§ **SUPPLIED MATERIAL**
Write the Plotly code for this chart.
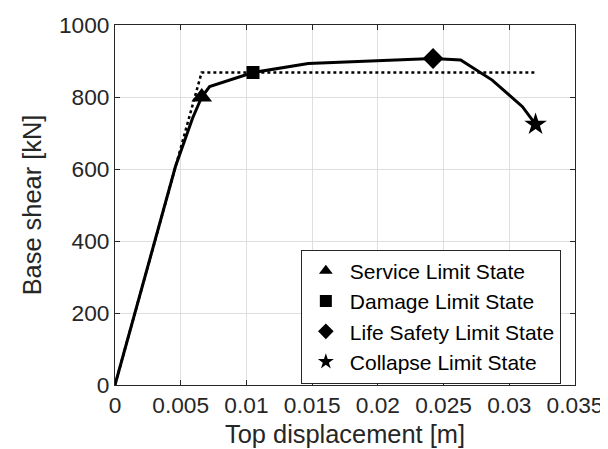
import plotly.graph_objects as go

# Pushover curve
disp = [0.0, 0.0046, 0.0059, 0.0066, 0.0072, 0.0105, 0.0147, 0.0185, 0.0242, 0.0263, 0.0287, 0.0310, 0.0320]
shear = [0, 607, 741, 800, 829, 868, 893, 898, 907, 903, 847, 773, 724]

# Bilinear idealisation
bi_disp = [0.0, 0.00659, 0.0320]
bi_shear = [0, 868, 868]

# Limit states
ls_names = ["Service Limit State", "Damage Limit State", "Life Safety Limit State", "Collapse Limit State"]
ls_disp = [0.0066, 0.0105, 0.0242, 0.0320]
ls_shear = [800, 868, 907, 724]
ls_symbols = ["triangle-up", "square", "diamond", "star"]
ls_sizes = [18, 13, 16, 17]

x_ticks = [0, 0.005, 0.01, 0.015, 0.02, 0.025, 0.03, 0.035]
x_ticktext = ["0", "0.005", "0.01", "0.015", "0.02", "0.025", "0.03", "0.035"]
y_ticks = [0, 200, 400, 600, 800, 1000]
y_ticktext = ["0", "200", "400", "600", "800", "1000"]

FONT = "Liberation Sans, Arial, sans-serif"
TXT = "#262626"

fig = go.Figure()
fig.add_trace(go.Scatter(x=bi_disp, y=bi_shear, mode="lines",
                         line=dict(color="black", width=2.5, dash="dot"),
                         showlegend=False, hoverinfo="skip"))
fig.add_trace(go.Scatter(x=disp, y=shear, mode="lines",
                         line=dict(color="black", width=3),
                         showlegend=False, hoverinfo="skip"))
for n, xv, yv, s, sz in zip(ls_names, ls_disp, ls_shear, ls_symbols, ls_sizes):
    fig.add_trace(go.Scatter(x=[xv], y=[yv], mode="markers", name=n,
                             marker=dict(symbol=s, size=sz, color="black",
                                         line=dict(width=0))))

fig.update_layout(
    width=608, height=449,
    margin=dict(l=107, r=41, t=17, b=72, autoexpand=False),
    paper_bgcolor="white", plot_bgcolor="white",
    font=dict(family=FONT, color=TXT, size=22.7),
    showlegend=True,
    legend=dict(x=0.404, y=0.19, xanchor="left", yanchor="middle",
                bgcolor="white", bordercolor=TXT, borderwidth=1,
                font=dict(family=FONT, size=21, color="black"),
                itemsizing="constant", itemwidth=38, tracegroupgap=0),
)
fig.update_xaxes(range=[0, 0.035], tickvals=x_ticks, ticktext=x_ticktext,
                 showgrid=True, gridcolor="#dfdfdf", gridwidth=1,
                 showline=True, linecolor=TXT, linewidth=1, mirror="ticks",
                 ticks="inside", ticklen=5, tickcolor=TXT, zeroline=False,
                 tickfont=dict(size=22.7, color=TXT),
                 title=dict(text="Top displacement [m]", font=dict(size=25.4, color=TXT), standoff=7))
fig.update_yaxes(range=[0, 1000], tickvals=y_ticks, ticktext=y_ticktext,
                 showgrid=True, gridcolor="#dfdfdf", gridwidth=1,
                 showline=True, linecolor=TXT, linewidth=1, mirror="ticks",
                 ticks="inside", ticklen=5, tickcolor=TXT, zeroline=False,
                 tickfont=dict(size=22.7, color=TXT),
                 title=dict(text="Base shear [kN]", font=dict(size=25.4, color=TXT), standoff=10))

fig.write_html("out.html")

§ **TASK OBJECTIVE**
Keep the pictures out of the copy and write out the data exactly as it stands.

§ **FULL ANSWER**
Write the Plotly code for this chart.
import plotly.graph_objects as go

# Pushover curve
disp = [0.0, 0.0046, 0.0059, 0.0066, 0.0072, 0.0105, 0.0147, 0.0185, 0.0242, 0.0263, 0.0287, 0.0310, 0.0320]
shear = [0, 607, 741, 800, 829, 868, 893, 898, 907, 903, 847, 773, 724]

# Bilinear idealisation
bi_disp = [0.0, 0.00659, 0.0320]
bi_shear = [0, 868, 868]

# Limit states
ls_names = ["Service Limit State", "Damage Limit State", "Life Safety Limit State", "Collapse Limit State"]
ls_disp = [0.0066, 0.0105, 0.0242, 0.0320]
ls_shear = [800, 868, 907, 724]
ls_symbols = ["triangle-up", "square", "diamond", "star"]
ls_sizes = [18, 13, 16, 17]

x_ticks = [0, 0.005, 0.01, 0.015, 0.02, 0.025, 0.03, 0.035]
x_ticktext = ["0", "0.005", "0.01", "0.015", "0.02", "0.025", "0.03", "0.035"]
y_ticks = [0, 200, 400, 600, 800, 1000]
y_ticktext = ["0", "200", "400", "600", "800", "1000"]

FONT = "Liberation Sans, Arial, sans-serif"
TXT = "#262626"

fig = go.Figure()
fig.add_trace(go.Scatter(x=bi_disp, y=bi_shear, mode="lines",
                         line=dict(color="black", width=2.5, dash="dot"),
                         showlegend=False, hoverinfo="skip"))
fig.add_trace(go.Scatter(x=disp, y=shear, mode="lines",
                         line=dict(color="black", width=3),
                         showlegend=False, hoverinfo="skip"))
for n, xv, yv, s, sz in zip(ls_names, ls_disp, ls_shear, ls_symbols, ls_sizes):
    fig.add_trace(go.Scatter(x=[xv], y=[yv], mode="markers", name=n,
                             marker=dict(symbol=s, size=sz, color="black",
                                         line=dict(width=0))))

fig.update_layout(
    width=608, height=449,
    margin=dict(l=107, r=41, t=17, b=72, autoexpand=False),
    paper_bgcolor="white", plot_bgcolor="white",
    font=dict(family=FONT, color=TXT, size=22.7),
    showlegend=True,
    legend=dict(x=0.404, y=0.19, xanchor="left", yanchor="middle",
                bgcolor="white", bordercolor=TXT, borderwidth=1,
                font=dict(family=FONT, size=21, color="black"),
                itemsizing="constant", itemwidth=38, tracegroupgap=0),
)
fig.update_xaxes(range=[0, 0.035], tickvals=x_ticks, ticktext=x_ticktext,
                 showgrid=True, gridcolor="#dfdfdf", gridwidth=1,
                 showline=True, linecolor=TXT, linewidth=1, mirror="ticks",
                 ticks="inside", ticklen=5, tickcolor=TXT, zeroline=False,
                 tickfont=dict(size=22.7, color=TXT),
                 title=dict(text="Top displacement [m]", font=dict(size=25.4, color=TXT), standoff=7))
fig.update_yaxes(range=[0, 1000], tickvals=y_ticks, ticktext=y_ticktext,
                 showgrid=True, gridcolor="#dfdfdf", gridwidth=1,
                 showline=True, linecolor=TXT, linewidth=1, mirror="ticks",
                 ticks="inside", ticklen=5, tickcolor=TXT, zeroline=False,
                 tickfont=dict(size=22.7, color=TXT),
                 title=dict(text="Base shear [kN]", font=dict(size=25.4, color=TXT), standoff=10))

fig.write_html("out.html")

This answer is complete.